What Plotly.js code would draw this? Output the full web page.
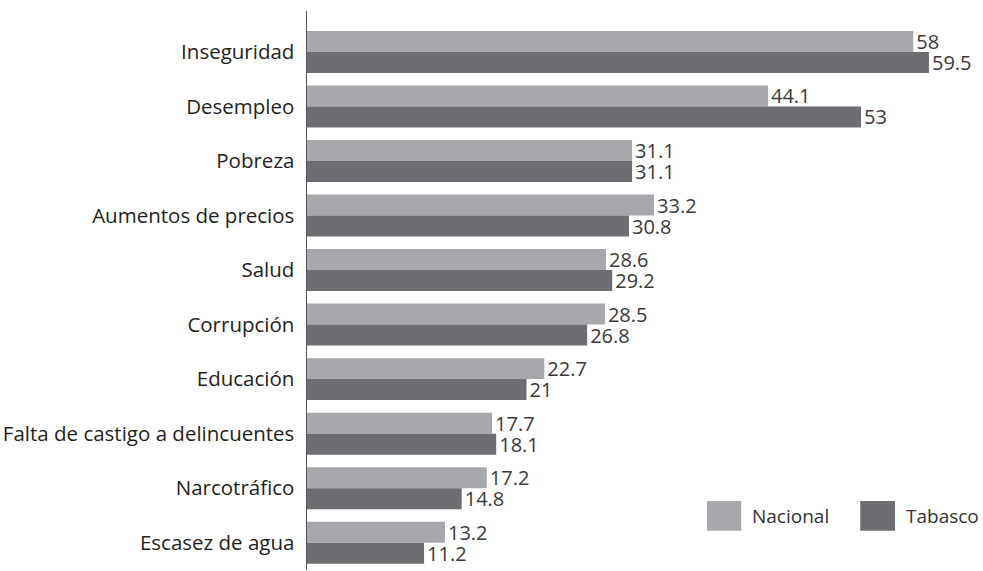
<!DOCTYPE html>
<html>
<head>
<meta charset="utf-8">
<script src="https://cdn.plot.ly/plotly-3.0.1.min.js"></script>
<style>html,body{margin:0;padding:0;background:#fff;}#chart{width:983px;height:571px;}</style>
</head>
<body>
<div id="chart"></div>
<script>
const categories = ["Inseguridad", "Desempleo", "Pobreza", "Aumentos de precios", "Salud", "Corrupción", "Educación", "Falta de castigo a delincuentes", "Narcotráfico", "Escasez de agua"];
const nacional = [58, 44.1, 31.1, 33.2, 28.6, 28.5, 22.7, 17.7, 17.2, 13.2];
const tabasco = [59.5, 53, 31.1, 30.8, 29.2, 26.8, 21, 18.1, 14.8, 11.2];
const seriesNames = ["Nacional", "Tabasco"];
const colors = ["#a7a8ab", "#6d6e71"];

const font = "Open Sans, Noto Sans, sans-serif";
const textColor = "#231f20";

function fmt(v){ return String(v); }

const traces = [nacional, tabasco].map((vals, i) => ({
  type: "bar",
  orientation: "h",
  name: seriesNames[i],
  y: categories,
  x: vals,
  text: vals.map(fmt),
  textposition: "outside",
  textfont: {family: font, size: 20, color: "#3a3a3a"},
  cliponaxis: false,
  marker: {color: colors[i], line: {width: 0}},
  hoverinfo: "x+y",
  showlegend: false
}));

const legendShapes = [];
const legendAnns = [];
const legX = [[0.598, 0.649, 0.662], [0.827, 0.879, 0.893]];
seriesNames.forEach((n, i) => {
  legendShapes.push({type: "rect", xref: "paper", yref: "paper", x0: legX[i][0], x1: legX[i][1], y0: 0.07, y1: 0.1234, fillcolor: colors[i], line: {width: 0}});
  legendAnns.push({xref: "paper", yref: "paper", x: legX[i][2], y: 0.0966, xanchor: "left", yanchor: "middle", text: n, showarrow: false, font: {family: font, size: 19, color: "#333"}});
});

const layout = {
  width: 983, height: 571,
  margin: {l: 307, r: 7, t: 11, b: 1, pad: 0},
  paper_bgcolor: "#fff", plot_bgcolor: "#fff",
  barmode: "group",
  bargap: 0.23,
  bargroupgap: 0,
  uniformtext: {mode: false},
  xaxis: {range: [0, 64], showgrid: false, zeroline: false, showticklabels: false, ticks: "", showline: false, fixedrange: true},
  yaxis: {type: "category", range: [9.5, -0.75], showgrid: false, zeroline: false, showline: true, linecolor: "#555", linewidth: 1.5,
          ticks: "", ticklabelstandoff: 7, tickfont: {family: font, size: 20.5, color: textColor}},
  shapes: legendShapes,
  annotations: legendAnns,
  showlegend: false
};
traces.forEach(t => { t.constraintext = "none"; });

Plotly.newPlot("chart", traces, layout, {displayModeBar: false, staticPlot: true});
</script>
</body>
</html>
□ □ □ □ □ □ □
[Work to complete]
Leave the pictures out, and print every line of the listing exactly as written.

[Result]
What Plotly.js code would draw this? Output the full web page.
<!DOCTYPE html>
<html>
<head>
<meta charset="utf-8">
<script src="https://cdn.plot.ly/plotly-3.0.1.min.js"></script>
<style>html,body{margin:0;padding:0;background:#fff;}#chart{width:983px;height:571px;}</style>
</head>
<body>
<div id="chart"></div>
<script>
const categories = ["Inseguridad", "Desempleo", "Pobreza", "Aumentos de precios", "Salud", "Corrupción", "Educación", "Falta de castigo a delincuentes", "Narcotráfico", "Escasez de agua"];
const nacional = [58, 44.1, 31.1, 33.2, 28.6, 28.5, 22.7, 17.7, 17.2, 13.2];
const tabasco = [59.5, 53, 31.1, 30.8, 29.2, 26.8, 21, 18.1, 14.8, 11.2];
const seriesNames = ["Nacional", "Tabasco"];
const colors = ["#a7a8ab", "#6d6e71"];

const font = "Open Sans, Noto Sans, sans-serif";
const textColor = "#231f20";

function fmt(v){ return String(v); }

const traces = [nacional, tabasco].map((vals, i) => ({
  type: "bar",
  orientation: "h",
  name: seriesNames[i],
  y: categories,
  x: vals,
  text: vals.map(fmt),
  textposition: "outside",
  textfont: {family: font, size: 20, color: "#3a3a3a"},
  cliponaxis: false,
  marker: {color: colors[i], line: {width: 0}},
  hoverinfo: "x+y",
  showlegend: false
}));

const legendShapes = [];
const legendAnns = [];
const legX = [[0.598, 0.649, 0.662], [0.827, 0.879, 0.893]];
seriesNames.forEach((n, i) => {
  legendShapes.push({type: "rect", xref: "paper", yref: "paper", x0: legX[i][0], x1: legX[i][1], y0: 0.07, y1: 0.1234, fillcolor: colors[i], line: {width: 0}});
  legendAnns.push({xref: "paper", yref: "paper", x: legX[i][2], y: 0.0966, xanchor: "left", yanchor: "middle", text: n, showarrow: false, font: {family: font, size: 19, color: "#333"}});
});

const layout = {
  width: 983, height: 571,
  margin: {l: 307, r: 7, t: 11, b: 1, pad: 0},
  paper_bgcolor: "#fff", plot_bgcolor: "#fff",
  barmode: "group",
  bargap: 0.23,
  bargroupgap: 0,
  uniformtext: {mode: false},
  xaxis: {range: [0, 64], showgrid: false, zeroline: false, showticklabels: false, ticks: "", showline: false, fixedrange: true},
  yaxis: {type: "category", range: [9.5, -0.75], showgrid: false, zeroline: false, showline: true, linecolor: "#555", linewidth: 1.5,
          ticks: "", ticklabelstandoff: 7, tickfont: {family: font, size: 20.5, color: textColor}},
  shapes: legendShapes,
  annotations: legendAnns,
  showlegend: false
};
traces.forEach(t => { t.constraintext = "none"; });

Plotly.newPlot("chart", traces, layout, {displayModeBar: false, staticPlot: true});
</script>
</body>
</html>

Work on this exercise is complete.